The active ingredient in cannabis is THC (delta-9-tetrahydrocannabinol) which can alter the way you feel, think, and behave. Typically, the dried leaf mixture is smoked in hand-roll joints, pipes, or bongs. Smoking is the preferred method because THC can quickly enter the bloodstream and travel to the brain than when cannabis is ingested with food or drink.2,3
Cannabis can also be mixed with tobacco and smoked together. When used together, there is a risk of developing nicotine dependence. The increased exposure to tar and carcinogens can cause even more damage to respiratory and cardiovascular systems.4
Even if they are not used together, smoking cannabis alone can lead to cigarette smoking and the smoking cigarettes first can also lead to cannabis smoking.4,5
Cannabis is harmful, but the evidence seems to suggest that it is far less harmful than cigarettes. Consider the pros and cons below and YOU be the judge.

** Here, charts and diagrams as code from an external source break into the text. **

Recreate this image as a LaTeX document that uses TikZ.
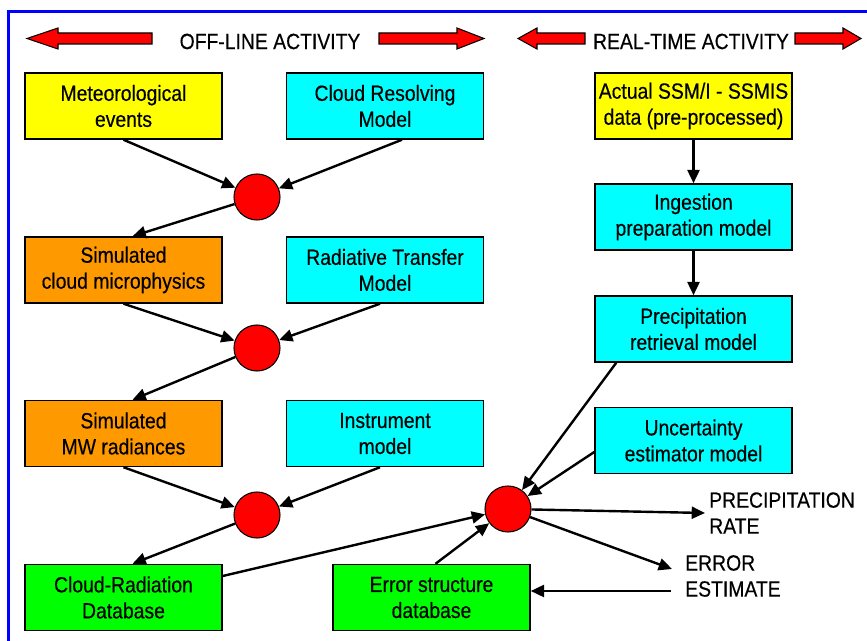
\documentclass[tikz,border=0pt]{standalone}
\usepackage{fontspec}
\setmainfont{Liberation Sans}[FakeStretch=0.88, FakeBold=0.4]
\usetikzlibrary{arrows.meta, calc}
\definecolor{boxyellow}{RGB}{255,255,0}
\definecolor{boxcyan}{RGB}{0,255,255}
\definecolor{boxorange}{RGB}{255,153,0}
\definecolor{boxgreen}{RGB}{0,255,0}
\definecolor{juncred}{RGB}{255,0,0}
\definecolor{frameblue}{RGB}{0,0,255}
\tikzset{
  every node/.style={font=\fontsize{16.5}{19.5}\selectfont},
  box/.style    = {rectangle, draw=black, line width=1.1pt, inner sep=0pt,
                   align=center, minimum width=147.75pt, minimum height=49.5pt},
  inbox/.style  = {box, fill=boxyellow},
  model/.style  = {box, fill=boxcyan},
  sim/.style    = {box, fill=boxorange},
  db/.style     = {box, fill=boxgreen},
  junc/.style   = {circle, draw=black, line width=0.8pt, fill=juncred,
                   minimum size=34.5pt, inner sep=0pt},
  outtext/.style = {anchor=west, align=left, inner sep=3pt},
  title/.style  = {inner sep=0pt},
  arrow/.style  = {-{Triangle[length=10pt,width=9pt]}, line width=1.8pt},
  hdr/.style    = {draw=black, line width=0.8pt, fill=juncred},
}
% block arrow of the header: tip x, head base x, tail x
\newcommand\hdarrow[3]{%
  \draw[hdr] (#1,38.5) -- (#2,28) -- (#2,33) -- (#3,33) -- (#3,44)
    -- (#2,44) -- (#2,49) -- cycle;}

\begin{document}
\begin{tikzpicture}[x=0.75pt, y=-0.75pt]
  \useasboundingbox (0,0) rectangle (867,641);
  % ---- frame ----
  \draw[frameblue, line width=2.2pt] (8.7,645) -- (8.7,11.5) -- (870,11.5);

  % ---- header ----
  \hdarrow{27}{58}{152}
  \hdarrow{484}{457}{379}
  \node[title] (offl) at (270,41.5) {OFF-LINE ACTIVITY};
  \hdarrow{518}{537}{585}
  \hdarrow{861}{843}{795}
  \node[title] (realt) at (691,41.5) {REAL-TIME ACTIVITY};

  % ---- off-line activity (left) ----
  \node[inbox] (met)   at (123.5,106)   {Meteorological\\events};
  \node[model] (crm)   at (385,106)     {Cloud Resolving\\Model};
  \node[junc]  (j1)    at (257,197)     {};
  \node[sim]   (micro) at (123.5,270)   {Simulated\\cloud microphysics};
  \node[model] (rtm)   at (385,270)     {Radiative Transfer\\Model};
  \node[junc]  (j2)    at (257,348)     {};
  \node[sim]   (mwrad) at (123.5,433.5) {Simulated\\MW radiances};
  \node[model] (instr) at (385,433.5)   {Instrument\\model};
  \node[junc]  (j3)    at (257,515)     {};
  \node[db]    (crdb)  at (123.5,597.5) {Cloud-Radiation\\Database};

  % ---- real-time activity (right) ----
  \node[inbox] (ssmi)   at (693.5,106)   {Actual SSM/I - SSMIS\\data (pre-processed)};
  \node[model] (ingest) at (693.5,217)   {Ingestion\\preparation model};
  \node[model] (retr)   at (693.5,329)   {Precipitation\\retrieval model};
  \node[model] (uncert) at (693.5,440.5) {Uncertainty\\estimator model};
  \node[junc]  (j4)     at (508,509)     {};
  \node[db]    (esdb)   at (431.5,597.5) {Error structure\\database};
  \node[outtext] (prate)  at (705,513) {PRECIPITATION\\RATE};
  \node[outtext] (errest) at (681,576) {ERROR\\ESTIMATE};
  \coordinate (errin)  at (672,569);
  \coordinate (errout) at (671,591);

  % ---- off-line arrows ----
  \draw[arrow] (met.south) -- (j1);
  \draw[arrow] ($(crm.south)+(17,0)$) -- (j1);
  \draw[arrow] (j1) -- ($(micro.north)+(9,0)$);
  \draw[arrow] (micro.south) -- (j2);
  \draw[arrow] ($(rtm.south)+(-5,0)$) -- (j2);
  \draw[arrow] (j2) -- ($(mwrad.north)+(9,0)$);
  \draw[arrow] (mwrad.south) -- (j3);
  \draw[arrow] ($(instr.south)+(-5,0)$) -- (j3);
  \draw[arrow] (j3) -- ($(crdb.north)+(9,0)$);

  % ---- real-time arrows ----
  \draw[arrow] (ssmi) -- (ingest);
  \draw[arrow] (ingest) -- (retr);
  \draw[arrow] ($(retr.south west)+(22,0)$) -- (j4);
  \draw[arrow] ($(uncert.west)+(0,11.5)$) -- (j4);
  \draw[arrow] ($(crdb.east)+(0,-21.5)$) -- (j4);
  \draw[arrow] ($(esdb.north)+(4,0)$) -- (j4);
  \draw[arrow] (j4) -- (prate.west);
  \draw[arrow] (j4) -- (errin);
  \draw[arrow] (errout) -- ($(esdb.east)+(0,-6.5)$);
\end{tikzpicture}
\end{document}
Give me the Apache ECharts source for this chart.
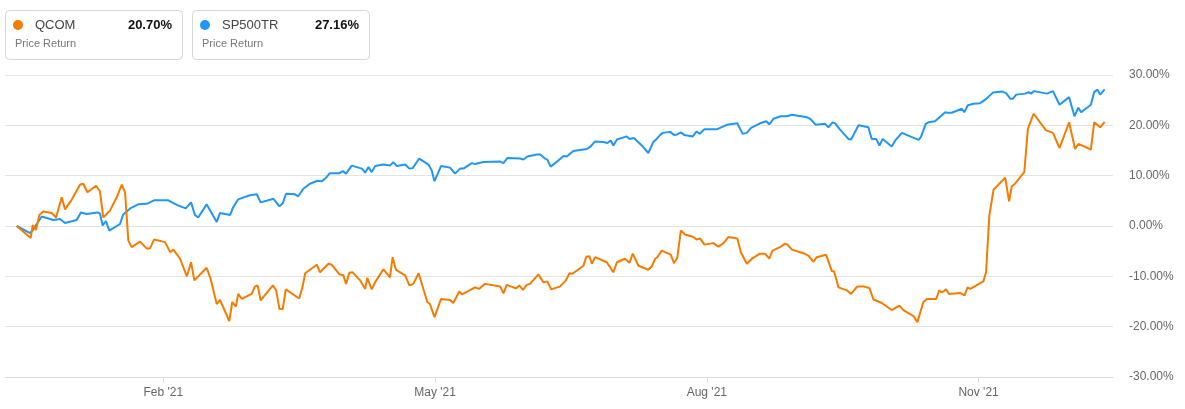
<!DOCTYPE html>
<html>
<head>
<meta charset="utf-8">
<script src="https://cdn.jsdelivr.net/npm/echarts@6/dist/echarts.min.js"></script>
<style>
html,body{margin:0;padding:0;background:#fff;}
#chart{width:1185px;height:409px;}
</style>
</head>
<body>
<div id="chart"></div>
<script>
// ---- data ----
const baseDate = '2020-12-10';           // day offsets below are counted from this date
const seriesNames = ['QCOM', 'SP500TR'];
const seriesSub = ['Price Return', 'Price Return'];

const qcomDays = [3.9,8.6,9.3,10.4,11.5,12.8,15.6,17.1,19.0,20.1,22.3,25.1,26.2,27.6,30.5,31.8,32.9,35.2,37.4,39.1,40.2,41.3,42.4,45.2,47.5,48.6,49.9,53.6,55.3,56.4,58.6,60.9,62.3,63.4,67.5,68.7,70.9,72.0,75.1,76.1,77.3,78.1,79.3,82.6,83.7,84.6,85.6,89.7,90.8,91.9,93.0,94.0,98.5,99.6,100.5,104.4,105.5,108.3,109.4,112.0,113.3,114.2,115.3,116.4,118.9,120.6,121.3,122.8,123.9,126.7,128.9,129.8,130.9,134.0,135.4,136.7,138.5,141.4,142.3,143.8,146.0,149.0,150.1,152.1,153.1,157.4,158.7,160.7,165.8,166.9,168.0,171.1,172.2,173.4,174.7,175.8,178.6,180.3,181.6,182.9,185.9,187.8,189.0,190.0,193.7,194.6,195.7,196.5,197.6,201.5,203.7,204.9,207.6,209.1,210.2,212.1,215.4,216.6,217.7,218.4,219.9,222.9,224.0,225.1,226.3,227.7,230.5,231.6,232.8,234.2,237.2,238.9,240.6,242.2,245.2,246.4,248.4,250.1,252.8,254.5,255.9,257.0,259.5,261.2,262.0,263.5,267.3,269.0,270.7,271.8,274.9,276.9,277.6,279.1,281.9,283.3,285.4,287.4,289.4,290.8,293.6,296.9,299.5,300.8,304.2,305.5,307.5,308.7,311.8,312.8,313.7,315.1,316.1,319.8,321.3,322.3,323.2,327.6,328.5,329.6,331.0,334.9,336.2,337.1,338.2,341.3,342.5,344.4,348.6,350.9,353.1,356.3,358.3,359.4,363.6,364.7,366.7,368.2];
const qcomValues = [0,-2.4,0.2,-0.8,2.2,2.9,2.6,1.7,5.7,3.3,5.2,8.2,8.4,6.7,8.0,6.9,1.7,3.1,5.7,8.2,6.7,-2.9,-4.2,-3.1,-4.5,-4.4,-2.7,-3.2,-5.2,-4.7,-6.5,-10.0,-7.2,-10.8,-8.3,-10.2,-15.5,-14.7,-18.9,-15.1,-16.0,-13.5,-14.5,-13.5,-12.0,-11.8,-14.8,-11.8,-12.8,-16.5,-16.5,-12.6,-14.4,-12.2,-9.4,-7.7,-9.2,-7.5,-7.7,-9.6,-9.8,-11.5,-9.3,-9.2,-10.8,-12.5,-10.3,-12.6,-11.2,-8.6,-10.2,-6.2,-8.7,-9.8,-11.8,-11.5,-9.4,-15.1,-15.5,-18.1,-14.5,-14.7,-15.3,-13.0,-13.6,-12.2,-12.5,-11.5,-12.0,-13.4,-11.7,-12.4,-11.8,-12.7,-11.7,-11.5,-9.6,-11.2,-11.0,-12.6,-12.0,-10.8,-9.4,-9.5,-7.9,-6.1,-6.0,-7.5,-6.2,-7.2,-9.2,-7.2,-6.5,-7.3,-5.5,-7.9,-8.7,-8.0,-6.5,-6.2,-4.9,-5.7,-7.4,-6.3,-0.9,-1.7,-2.2,-2.7,-2.5,-3.7,-3.4,-4.1,-3.4,-2.2,-2.5,-5.2,-7.5,-6.5,-5.5,-5.5,-6.5,-4.9,-4.2,-3.5,-3.7,-4.7,-5.4,-5.9,-7.1,-6.2,-5.7,-9.0,-9.0,-12.2,-12.8,-13.5,-12.0,-12.0,-12.3,-14.6,-15.3,-16.7,-15.8,-16.7,-17.9,-19.1,-15.1,-14.5,-14.5,-12.8,-13.2,-12.6,-13.5,-13.3,-13.8,-12.2,-12.5,-11.0,-9.2,2.1,7.2,9.6,4.9,7.9,8.4,10.7,19.3,22.3,19.0,18.5,15.5,20.6,15.3,16.3,15.2,20.6,19.6,20.70];

const spxDays = [3.9,8.4,9.5,10.6,12.3,16.2,18.4,20.1,24.0,25.4,27.4,30.9,31.8,32.7,33.8,34.9,38.5,39.6,41.9,44.6,47.5,49.9,54.7,57.5,60.5,62.3,63.6,64.7,67.5,70.9,72.0,75.4,76.3,78.1,82.0,84.3,85.6,89.9,91.9,93.0,94.1,97.1,98.2,99.9,102.1,104.6,106.1,107.5,108.8,112.0,113.1,114.2,116.1,119.5,120.6,121.7,122.8,123.9,126.7,128.9,130.0,131.2,134.0,135.4,136.5,138.7,141.8,142.9,143.8,146.0,149.0,150.7,152.4,153.5,156.3,157.4,160.2,165.8,166.9,168.2,172.5,173.6,174.9,178.1,179.2,180.8,181.6,182.7,184.7,187.0,188.1,190.3,194.8,195.9,197.6,200.4,201.7,202.8,203.7,204.9,208.2,209.1,210.6,213.2,215.4,217.1,218.2,219.4,220.3,222.7,224.0,225.1,226.3,227.4,230.3,231.6,232.5,234.2,238.3,241.7,245.2,247.0,248.4,249.8,252.8,254.9,255.9,257.3,259.8,261.8,263.5,268.5,269.6,271.5,274.6,275.7,277.1,278.0,279.4,282.4,283.3,285.8,289.1,290.2,291.7,292.8,293.9,296.9,298.1,300.3,305.9,306.7,308.3,309.2,311.4,314.8,315.6,317.0,320.4,321.2,322.4,324.3,326.5,328.2,330.8,334.0,335.2,336.6,337.5,338.6,341.6,342.7,343.5,344.6,348.9,350.9,353.1,356.3,358.1,359.4,360.3,363.6,364.7,365.8,366.7,368.2];
const spxValues = [0,-1.4,-0.7,0.4,1.9,1.2,1.4,0.6,1.2,2.7,2.4,2.7,2.5,0.1,1.0,-0.9,0.4,2.3,3.5,4.3,4.4,5.1,5.1,4.2,3.5,4.7,2.2,1.7,4.3,0.8,2.6,2.2,3.6,5.3,6.1,6.3,4.7,5.4,3.9,4.5,6.4,6.3,5.9,7.4,8.4,9.0,8.9,9.6,10.5,10.5,10.9,10.4,12.0,11.4,10.6,11.7,10.7,11.9,12.2,12.0,12.7,11.9,12.2,11.4,11.5,13.4,12.2,11.0,8.9,11.9,11.6,10.4,11.4,11.4,12.5,12.3,12.7,12.8,12.5,13.5,13.4,13.2,13.8,14.2,14.2,13.4,13.2,11.8,12.7,13.9,13.8,14.9,15.3,15.7,16.8,16.7,16.5,17.0,16.0,17.2,17.8,17.3,17.5,16.0,14.5,16.7,17.3,18.1,18.5,18.7,18.1,18.2,18.6,18.1,17.8,18.8,18.3,19.2,19.2,20.1,20.4,18.3,18.5,19.5,20.4,20.8,20.2,21.3,21.8,21.8,22.1,21.6,21.3,20.1,20.3,19.6,20.6,20.4,19.3,17.3,17.2,20.0,19.6,17.3,17.3,16.0,17.3,15.8,17.0,18.5,17.1,17.7,20.3,20.6,20.8,22.6,22.5,22.5,23.3,22.6,24.0,24.3,24.4,25.1,26.5,26.7,26.4,25.3,25.3,26.1,26.3,26.6,26.3,26.8,26.3,26.8,24.1,25.6,21.8,23.5,22.6,24.1,26.6,27.1,26.1,27.16];

const tickDates = ['2021-02-01', '2021-05-03', '2021-08-02', '2021-11-01'];
const tickLabels = ["Feb '21", "May '21", "Aug '21", "Nov '21"];
const axisEndDays = 371;

// ---- build ----
const DAY = 86400000;
const base = Date.parse(baseDate + 'T00:00:00Z');
const toPairs = (days, vals) => days.map((d, i) => [d, vals[i]]);
const tickDays = tickDates.map(d => Math.round((Date.parse(d + 'T00:00:00Z') - base) / DAY));
const colors = ['#F57C00', '#2196F3'];
const lastVals = [qcomValues[qcomValues.length - 1], spxValues[spxValues.length - 1]];
const FONT = '"Liberation Sans", Arial, sans-serif';

function legendCard(i, x) {
  return {
    type: 'group', left: x, top: 10,
    children: [
      { type: 'rect', shape: { x: 0.5, y: 0.5, width: 177, height: 49, r: 4 },
        style: { fill: '#fff', stroke: '#d6d6d6', lineWidth: 1 } },
      { type: 'circle', shape: { cx: 13, cy: 15, r: 5 }, style: { fill: colors[i] } },
      { type: 'text', x: 30, y: 15.5,
        style: { text: seriesNames[i], fill: '#444', font: '13px ' + FONT, textVerticalAlign: 'middle' } },
      { type: 'text', x: 167, y: 15.5,
        style: { text: lastVals[i].toFixed(2) + '%', fill: '#111', font: 'bold 13px ' + FONT, textAlign: 'right', textVerticalAlign: 'middle' } },
      { type: 'text', x: 10, y: 33.5,
        style: { text: seriesSub[i], fill: '#777', font: '11px ' + FONT, textVerticalAlign: 'middle' } }
    ]
  };
}

const chart = echarts.init(document.getElementById('chart'), null, { renderer: 'canvas' });
chart.setOption({
  animation: false,
  backgroundColor: '#fff',
  graphic: [legendCard(0, 5), legendCard(1, 192)],
  grid: { left: 5, right: 72, top: 75, bottom: 32, containLabel: false },
  xAxis: {
    type: 'value',
    min: 0,
    max: axisEndDays,
    axisLine: { show: true, onZero: false, lineStyle: { color: '#dcdcdc', width: 1 } },
    axisTick: { show: true, customValues: tickDays, length: 6, lineStyle: { color: '#dcdcdc' } },
    axisLabel: {
      customValues: tickDays,
      margin: 10,
      color: '#666',
      fontSize: 12,
      fontFamily: FONT,
      formatter: function (v) {
        const idx = tickDays.indexOf(Math.round(v));
        return idx >= 0 ? tickLabels[idx] : '';
      }
    },
    splitLine: { show: false }
  },
  yAxis: {
    type: 'value',
    position: 'right',
    min: -30, max: 30, interval: 10,
    axisLine: { show: false },
    axisTick: { show: false },
    axisLabel: {
      margin: 16, color: '#666', fontSize: 12, fontFamily: FONT,
      formatter: v => v.toFixed(2) + '%'
    },
    splitLine: { lineStyle: { color: '#e3e3e3', width: 1 } }
  },
  series: [
    { name: seriesNames[1], type: 'line', data: toPairs(spxDays, spxValues), showSymbol: false,
      lineStyle: { color: colors[1], width: 2 }, itemStyle: { color: colors[1] }, z: 2 },
    { name: seriesNames[0], type: 'line', data: toPairs(qcomDays, qcomValues), showSymbol: false,
      lineStyle: { color: colors[0], width: 2 }, itemStyle: { color: colors[0] }, z: 3 }
  ]
});
</script>
</body>
</html>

- Cannabis has been shown to be effective for medicinal purposes. It is used for relieving pain and nausea associated with HIV/AIDS and cancer treatments.2
- Contrary to popular belief, cannabis can be addictive. It can also be hard to quit with withdrawal symptoms such as cravings, irritability, and anxiousness.2,3 Sounds familiar? These are similar withdrawal symptoms that cigarette smokers experience when quitting smoking.
- A cannabis smoker tends to inhale more smoke and holds the smoke in longer than a cigarette smoker. So, the smoke goes deeper in the lungs and there are greater amounts of carbon monoxide and tar damaging the respiratory system. Cannabis smokers can suffer from daily cough and phlegm production, chest illness, and lung infections.2,4
- Cannabis smoke tends to be unfiltered, which can be even more toxic and carcinogenic than cigarette smoke.2,3 There are 33 known carcinogens in cannabis smoke!6
- Cannabis use can cause impairments in attention, thinking, learning, and memory. In young people, long-term use may even cause permanent brain damage!2,3 It’s no surprise that cannabis use is linked with an increased chance of dropping-out of school and more missed days from work.3
- Heavy cannabis use can cause hallucinations and paranoia. For people who are at a higher risk of developing schizophrenia, cannabis use can bring on the symptoms and worsen the condition.3
- Ialomiteanu, A.R., Adlaf, E.M., Hamilton, H. & Mann, R.E. (2012). CAMH Monitor eReport: Addiction and Mental Health Indicators Among Ontario Adults, 1977-2011. Retrieved June 13, 2014 from camh.ca/en/research/news_and_publications/Pages/camh_monitor.aspx.
- Centre for Addiction and Mental Health. (2012). About Marijuana. Retrieved June 13, 2014 from camh.ca/en/hospital/health_information/a_z_mental_health_and_addiction_information/marijuana/Pages/about_marijuana.aspx.
- National Institute on Drug Abuse. (2014). DrugFacts: Marijuana. Retrieved June 13, 2014 from drugabuse.gov/publications/drugfacts/marijuana.
- University of Washington Alcohol & Drug Abuse Institute. (2013). Tobacco and Marijuana. Retrieved June 13, 2014 from learnaboutmarijuanawa.org/factsheets/tobacco.htm.
- Leatherdale, S., Hammond, D.G., Kaiserman, M., & Ahmed, R. (2007). Marijuana and tobacco use among young adults in Canada: are they smoking what we think they are smoking? Cancer Causes & Control, 18, 391-397.
- Tomar, R.S., Beaumont, J., Hsieh, J.C.Y. (2009). Evidence on the carcinogenicity of marijuana smoke. Sacramento, CA: California Environmental Protection Agency. Available: oehha.ca.gov/media/downloads/proposition-65/chemicals/finalmjsmokehid.pdf.